==== DATA SEGMENT

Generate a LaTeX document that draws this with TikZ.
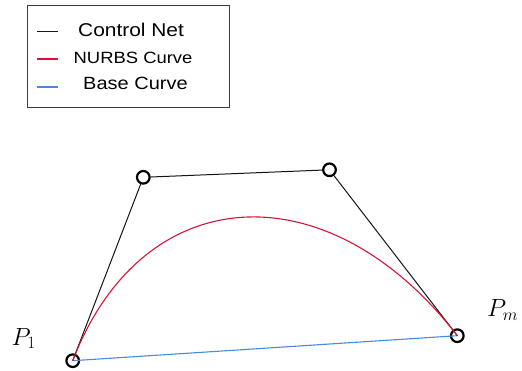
\documentclass[tikz,border=0pt]{standalone}
\usepackage{fontspec}
\newfontfamily\legfont[FakeStretch=1.13]{Liberation Sans}
\definecolor{netblack}{RGB}{20,20,20}
\definecolor{nurbsred}{RGB}{215,20,55}
\definecolor{baseblue}{RGB}{70,140,220}
\definecolor{boxgray}{RGB}{60,60,60}
\begin{document}
\begin{tikzpicture}[x=1pt,y=-1pt,
  cpt/.style={circle,draw=black,line width=2.2pt,minimum size=12.6pt,inner sep=0pt},
  netline/.style={draw=netblack,line width=1pt},
  nurbsline/.style={draw=nurbsred,line width=1.1pt},
  baseline/.style={draw=baseblue,line width=1.1pt},
  legtext/.style={anchor=base west,inner sep=0pt,font=\legfont},
  plabel/.style={anchor=base west,inner sep=0pt,font=\fontsize{24}{28}\selectfont}
]
\useasboundingbox (0,0) rectangle (522,371);
% legend
\node[draw=boxgray,line width=1.2pt,minimum width=202pt,minimum height=102pt,anchor=north west,inner sep=0pt] (legend) at (27,5) {};
\coordinate (l1a) at (37,31.5); \coordinate (l1b) at (58,31.5);
\coordinate (l2a) at (37,59); \coordinate (l2b) at (58,59);
\coordinate (l3a) at (37,87); \coordinate (l3b) at (58,87);
\draw[netline] (l1a) -- (l1b);
\draw[nurbsline] (l2a) -- (l2b);
\draw[baseline] (l3a) -- (l3b);
\node[legtext,font=\legfont\fontsize{18.5}{22}\selectfont] (t1) at (78,36.7) {Control Net};
\node[legtext,font=\legfont\fontsize{16.3}{20}\selectfont] (t2) at (73.5,63.3) {NURBS Curve};
\node[legtext,font=\legfont\fontsize{17.7}{21}\selectfont] (t3) at (83,90) {Base Curve};
% control points
\node[cpt] (p1) at (72.7,360.7) {};
\node[cpt] (p2) at (143.3,177.3) {};
\node[cpt] (p3) at (329.5,169.8) {};
\node[cpt] (pm) at (457.3,335.7) {};
% curves
\draw[baseline] (p1.center) -- (pm.center);
\draw[netline] (p1.center) -- (p2) -- (p3) -- (pm.center);
\draw[nurbsline] (p1.center) .. controls (p2.center) and (p3.center) .. (pm.center);
% labels
\node[plabel] (lp1) at (11.5,345) {$P_1$};
\node[plabel] (lpm) at (487,316.7) {$P_m$};
\end{tikzpicture}
\end{document}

========

→ **THE PROBLEM**
Reproduce every line exactly and omit all pictures.

→ **FULL SOLUTION**
Generate a LaTeX document that draws this with TikZ.
\documentclass[tikz,border=0pt]{standalone}
\usepackage{fontspec}
\newfontfamily\legfont[FakeStretch=1.13]{Liberation Sans}
\definecolor{netblack}{RGB}{20,20,20}
\definecolor{nurbsred}{RGB}{215,20,55}
\definecolor{baseblue}{RGB}{70,140,220}
\definecolor{boxgray}{RGB}{60,60,60}
\begin{document}
\begin{tikzpicture}[x=1pt,y=-1pt,
  cpt/.style={circle,draw=black,line width=2.2pt,minimum size=12.6pt,inner sep=0pt},
  netline/.style={draw=netblack,line width=1pt},
  nurbsline/.style={draw=nurbsred,line width=1.1pt},
  baseline/.style={draw=baseblue,line width=1.1pt},
  legtext/.style={anchor=base west,inner sep=0pt,font=\legfont},
  plabel/.style={anchor=base west,inner sep=0pt,font=\fontsize{24}{28}\selectfont}
]
\useasboundingbox (0,0) rectangle (522,371);
% legend
\node[draw=boxgray,line width=1.2pt,minimum width=202pt,minimum height=102pt,anchor=north west,inner sep=0pt] (legend) at (27,5) {};
\coordinate (l1a) at (37,31.5); \coordinate (l1b) at (58,31.5);
\coordinate (l2a) at (37,59); \coordinate (l2b) at (58,59);
\coordinate (l3a) at (37,87); \coordinate (l3b) at (58,87);
\draw[netline] (l1a) -- (l1b);
\draw[nurbsline] (l2a) -- (l2b);
\draw[baseline] (l3a) -- (l3b);
\node[legtext,font=\legfont\fontsize{18.5}{22}\selectfont] (t1) at (78,36.7) {Control Net};
\node[legtext,font=\legfont\fontsize{16.3}{20}\selectfont] (t2) at (73.5,63.3) {NURBS Curve};
\node[legtext,font=\legfont\fontsize{17.7}{21}\selectfont] (t3) at (83,90) {Base Curve};
% control points
\node[cpt] (p1) at (72.7,360.7) {};
\node[cpt] (p2) at (143.3,177.3) {};
\node[cpt] (p3) at (329.5,169.8) {};
\node[cpt] (pm) at (457.3,335.7) {};
% curves
\draw[baseline] (p1.center) -- (pm.center);
\draw[netline] (p1.center) -- (p2) -- (p3) -- (pm.center);
\draw[nurbsline] (p1.center) .. controls (p2.center) and (p3.center) .. (pm.center);
% labels
\node[plabel] (lp1) at (11.5,345) {$P_1$};
\node[plabel] (lpm) at (487,316.7) {$P_m$};
\end{tikzpicture}
\end{document}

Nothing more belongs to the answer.